How Mixing Old and New Adds Complexity and Interest to Architecture

Lisa Elkins of 2 Point Perspective Architecture + Interiors explains how combining classic and modern elements can bring nuance to your home’s design.

When Lisa Elkins co-founded 2 Point Perspective Inc. with her husband Ron in 2006, it was a true passion project. Over the past 13 years, the Chicago-based full-service architecture and interior design firm has helped a variety of clients transform their spaces through a wide range of services—including updating historic residences with touches of modernity. “Strategically mixing ‘old and new’ adds complexity and interest to any project,” Elkins told ESTATENVY.

Elkins pointed to European design as the gold standard for this blending of styles. After all, the continent is rife with well-preserved historic architecture. “In Europe, you’ll see a 400-year-old home with modern furnishings, modern art and bright pops of color.

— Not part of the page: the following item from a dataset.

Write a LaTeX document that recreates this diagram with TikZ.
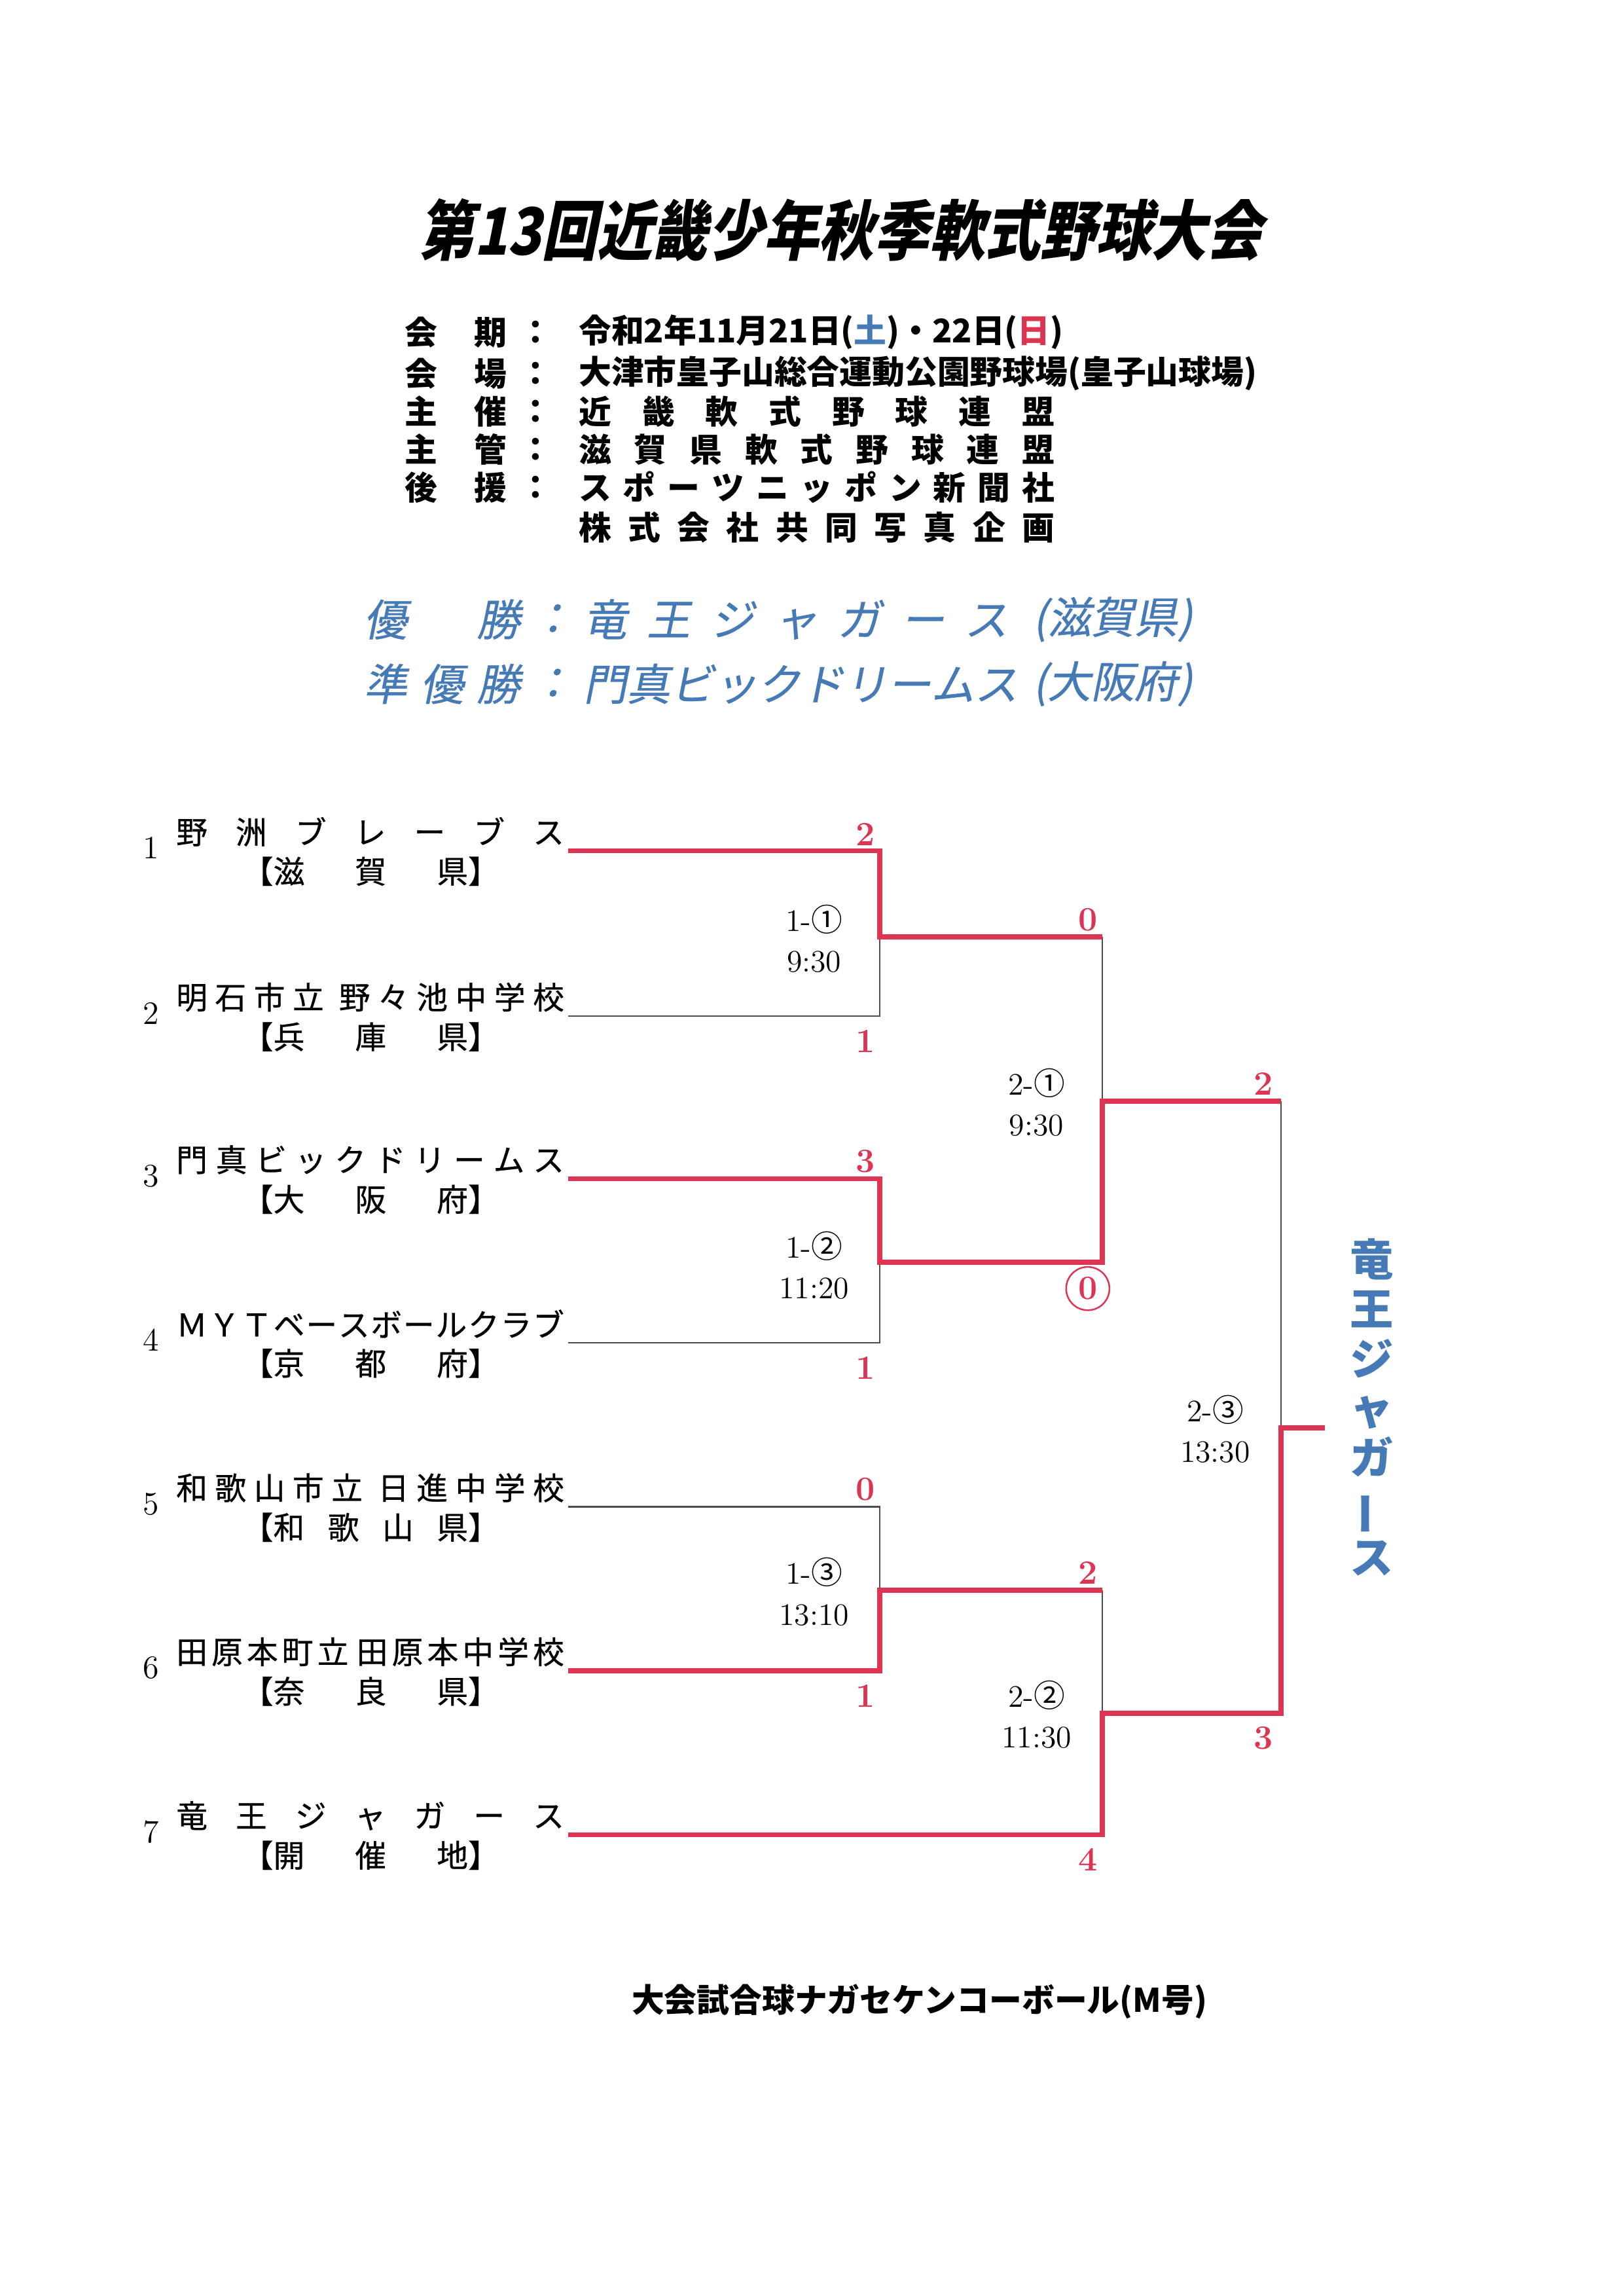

It looks fantastic,” she said.

In her own right, Elkins has been mixing such elements “across the pond” for years. “In our first condo in San Francisco, we had these Edwardian crown moldings, so we punched them up with a lime green accent wall and sleek, modern furnishings,” she said.

Elkins also specializes in transitional design, a cleaned-up version of older aesthetics. “Transitional pieces are historic, but with a contemporary bent,” she explained. “They’re a slightly simpler version; a nod to history without being historically accurate.”

As far as modern architecture trends to keep an eye on, open floor plans are more popular than ever. Open spaces feel much bigger, so smaller homes particularly benefit from this modern layout. “The tiny house movement did a great job of taking advantage of open plans,” Elkins noted, adding opening up a home’s interior can work wonders for updating older structures.

At 2 Point Perspective, each open-layout renovation is planned on a case-by-case basis as the team decides which elements can be retained and what needs to go. Elkins said major elements like historic staircases can usually be salvaged, but older flooring and crown moldings must often be replaced. That being said, scrapping crown molding entirely can instantly add a more modern look.

“When we decide to keep molding while opening up the floor plan, we’ll keep offsets on the ceiling so that the molding remains intact. We’ll decide where the rooms will be based on that, but open up those rooms at eye level,” explained Elkins.

Kitchens and bathrooms are one arena where modernity wins out across the board. “No one wants to go back to a time when functionality was second in those rooms,” laughed Elkins. “People get excited about cleaning up outdated spaces in order to align them with their real-life needs—like installing multiple bathroom sinks. A lot of people are also doing outdoor kitchens these days, with modern built-in grills and countertops.”

Elkins said that the key to mixing the old with the new is selecting high-quality products while remaining thoughtfully consistent. For example, installing a cohesive set of floor colors and styles throughout the home will make the renovation feel like it was completed at once.

“If you have an antique bedroom suite handed down by a family member, blend in a few pieces of similar-era furniture throughout the house, as well as a few modern pieces in that bedroom,” said Elkins. “Otherwise, it will feel like you’ve walked into a room that hasn’t been updated in 100 years.”

If your residence’s architecture is already more on the current side, you’ve got a bulletproof excuse to go antiquing. Incorporating high-quality historic elements in unexpected ways will automatically add an imaginative, modern flair to your space.

“We once installed five different old school doors onto a sliding track to act as a screen between two spaces,” said Elkins. “The client was actually a teacher, so it was perfect. One of the doors even said ‘Principal’s Office’ on the glass. It was a quirky, cool element, and a fun way to bring in history in a modern way.”

When it comes to mixing today with yesterday, it all comes down to creating a space you’ll love returning home to every day.

“If you’re excited,” said Elkins, “Then that’s the right answer.”